Modern gadgets have been designed to meet the needs of consumers. They are portable, offer multi-tasking functions, and yes, the touch screens make them more than just easy to use.
However, sometimes this easy slide of a fingertip can also cause an unfortunate slip or two, ranging from mistakenly asking your teacher out instead of your favourite crush or landing an obscene photograph in a professional chat room.
The second incident happened to a foreign reporter recently, who ended up sending the photograph of male genitalia to a Foreign Ministry chat room on LINE.
So, how should users like us avoid such mishaps?
Arthit Suriyawongkul, a member of the Foundation for Internet and Civic Culture, offers his thoughts on the matter.
First, he said, users need to see exactly what they are sending before pressing the "send" button, and in order to avoid landing themselves in hot soup like the foreign reporter did, they should not have such "extreme data" in their devices anyway.
Also, users have to be really sure about the chat room they are going into, and find out who is part of this chat room so they know what they can and cannot say, he advised.
So, how does one know what chat room is suitable, when there are so many out there?
Arthit responded that users should simply use different applications for different people.
For instance, he said, he has limited the use of LINE to his family and friends, while the app Telegram Messenger is earmarked for his colleagues only.
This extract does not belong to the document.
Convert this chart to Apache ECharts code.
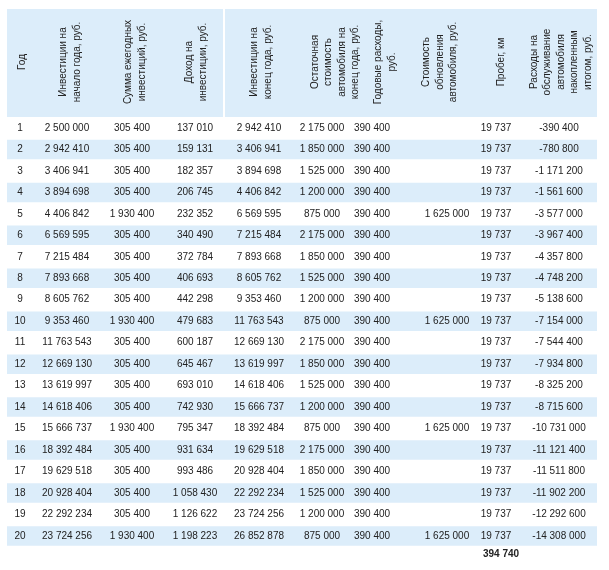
<!DOCTYPE html>
<html>
<head>
<meta charset="utf-8">
<script src="https://cdn.jsdelivr.net/npm/echarts@6/dist/echarts.min.js"></script>
<style>
html,body{margin:0;padding:0;background:#fff;}
#chart{width:609px;height:570px;}
</style>
</head>
<body>
<div id="chart"></div>
<script>
// ---------- DATA ----------
const headers = [
  'Год',
  'Инвестиции на\nначало года, руб.',
  'Сумма ежегодных\nинвестиций, руб.',
  'Доход на\nинвестиции, руб.',
  'Инвестиции на\nконец года, руб.',
  'Остаточная\nстоимость\nавтомобиля на\nконец года, руб.',
  'Годовые расходы,\nруб.',
  'Стоимость\nобновления\nавтомобиля, руб.',
  'Пробег, км',
  'Расходы на\nобслуживание\nавтомобиля\nнакопленным\nитогом, руб.'
];
const years = [1,2,3,4,5,6,7,8,9,10,11,12,13,14,15,16,17,18,19,20];
const investStart = [2500000,2942410,3406941,3894698,4406842,6569595,7215484,7893668,8605762,9353460,11763543,12669130,13619997,14618406,15666737,18392484,19629518,20928404,22292234,23724256];
const annualInvest = [305400,305400,305400,305400,1930400,305400,305400,305400,305400,1930400,305400,305400,305400,305400,1930400,305400,305400,305400,305400,1930400];
const income = [137010,159131,182357,206745,232352,340490,372784,406693,442298,479683,600187,645467,693010,742930,795347,931634,993486,1058430,1126622,1198223];
const investEnd = [2942410,3406941,3894698,4406842,6569595,7215484,7893668,8605762,9353460,11763543,12669130,13619997,14618406,15666737,18392484,19629518,20928404,22292234,23724256,26852878];
const residual = [2175000,1850000,1525000,1200000,875000,2175000,1850000,1525000,1200000,875000,2175000,1850000,1525000,1200000,875000,2175000,1850000,1525000,1200000,875000];
const annualCost = [390400,390400,390400,390400,390400,390400,390400,390400,390400,390400,390400,390400,390400,390400,390400,390400,390400,390400,390400,390400];
const renewal = [null,null,null,null,1625000,null,null,null,null,1625000,null,null,null,null,1625000,null,null,null,null,1625000];
const mileage = [19737,19737,19737,19737,19737,19737,19737,19737,19737,19737,19737,19737,19737,19737,19737,19737,19737,19737,19737,19737];
const maintCum = [-390400,-780800,-1171200,-1561600,-3577000,-3967400,-4357800,-4748200,-5138600,-7154000,-7544400,-7934800,-8325200,-8715600,-10731000,-11121400,-11511800,-11902200,-12292600,-14308000];
const mileageTotal = 394740;

// ---------- LAYOUT (table units = px from table's left edge) ----------
const tableWidth = 590;
const bodyCenters = [13, 60, 125, 188, 252, 315, 365, 440, 489, 552];
const headerCenters = [15, 63, 128, 189, 254, 328, 378, 433, 494, 554];
const headerSegments = [[0, 216], [218, 590]];
const blue = '#dcedfa';
const textColor = '#222';
const fontFamily = '"Liberation Sans", Arial, sans-serif';

function fmt(v) {
  if (v === null || v === undefined) return '';
  const neg = v < 0;
  const s = String(Math.abs(v)).replace(/\B(?=(\d{3})+(?!\d))/g, ' ');
  return (neg ? '-' : '') + s;
}

const columns = [years, investStart, annualInvest, income, investEnd, residual, annualCost, renewal, mileage, maintCum];
const rowCats = years.map(String).concat(['total']);

const cellData = [];
columns.forEach((col, ci) => {
  col.forEach((v, ri) => {
    const t = ci === 0 ? String(v) : fmt(v);
    if (t !== '') cellData.push([bodyCenters[ci], ri, t, 0]);
  });
});
cellData.push([bodyCenters[8] + 5, 20, fmt(mileageTotal), 1]);

const bandData = years.map((y, i) => i).filter(i => i % 2 === 1).map(i => [0, i]);
const headerData = headers.map((h, i) => [headerCenters[i], 0, h]);

const chart = echarts.init(document.getElementById('chart'), null, {renderer: 'canvas'});
const option = {
  animation: false,
  grid: [
    {left: 7, width: tableWidth, top: 9, height: 108},
    {left: 7, width: tableWidth, top: 117.25, height: 21.47 * 21}
  ],
  xAxis: [
    {gridIndex: 0, type: 'value', min: 0, max: tableWidth, show: false},
    {gridIndex: 1, type: 'value', min: 0, max: tableWidth, show: false}
  ],
  yAxis: [
    {gridIndex: 0, type: 'category', data: ['header'], show: false},
    {gridIndex: 1, type: 'category', data: rowCats, inverse: true, show: false}
  ],
  series: [
    {
      type: 'custom', xAxisIndex: 0, yAxisIndex: 0, clip: false, silent: true,
      data: headerSegments.map(s => [s[0], 0, s[1]]),
      renderItem: (params, api) => {
        const p0 = api.coord([api.value(0), 0]);
        const p1 = api.coord([api.value(2), 0]);
        const h = api.size([0, 1])[1];
        return {type: 'rect', shape: {x: p0[0], y: p0[1] - h / 2, width: p1[0] - p0[0], height: h}, style: {fill: blue}};
      }
    },
    {
      type: 'custom', xAxisIndex: 0, yAxisIndex: 0, clip: false, silent: true,
      data: headerData,
      renderItem: (params, api) => {
        const p = api.coord([api.value(0), 0]);
        return {
          type: 'text', x: p[0], y: p[1] - 1, rotation: Math.PI / 2,
          style: {text: headerData[params.dataIndex][2], align: 'center', verticalAlign: 'middle',
                  fontSize: 10, lineHeight: 13.5, fontFamily: fontFamily, fill: textColor}
        };
      }
    },
    {
      type: 'custom', xAxisIndex: 1, yAxisIndex: 1, clip: false, silent: true,
      data: bandData,
      renderItem: (params, api) => {
        const p0 = api.coord([0, api.value(1)]);
        const p1 = api.coord([tableWidth, api.value(1)]);
        const h = api.size([0, 1])[1] - 2;
        return {type: 'rect', shape: {x: p0[0], y: p0[1] - h / 2, width: p1[0] - p0[0], height: h}, style: {fill: blue}};
      }
    },
    {
      type: 'custom', xAxisIndex: 1, yAxisIndex: 1, clip: false, silent: true,
      data: cellData,
      renderItem: (params, api) => {
        const d = cellData[params.dataIndex];
        const p = api.coord([d[0], d[1]]);
        return {
          type: 'text', x: p[0], y: p[1] - (d[3] ? 3 : 0),
          style: {text: d[2], align: 'center', verticalAlign: 'middle', fontSize: 10,
                  fontWeight: d[3] ? 'bold' : 'normal', fontFamily: fontFamily, fill: textColor}
        };
      }
    }
  ]
};
chart.setOption(option);
</script>
</body>
</html>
This, he pointed out, cuts down the chance of sending inappropriate data to wrong recipients.
But what if a user wishes to stick with one chat application?
Then, Arthit said, he or she can differentiate between chat rooms by setting up different background pictures, colour themes or name.
Of course, each user is in control of his or her security, but once something unwarranted takes place, then society should also deal with it in a responsible fashion, he pointed out.
"People need to understand that accidents happen and they should not immediately stand in judgement," he said, referring to recently incident.
"Mistakenly sending something should not be viewed as a serious crime. Besides, the employer has already punished the reporter," he pointed out.
A computer programmer, who asked to be referred to as only Napat, said loading inappropriate data on one's device could pose quite a dilemma in the long run.
"Some users think they are within their rights to have such things on their devices, but once this data slips out, be it accidentally or not, they no longer own the data," the programmer said.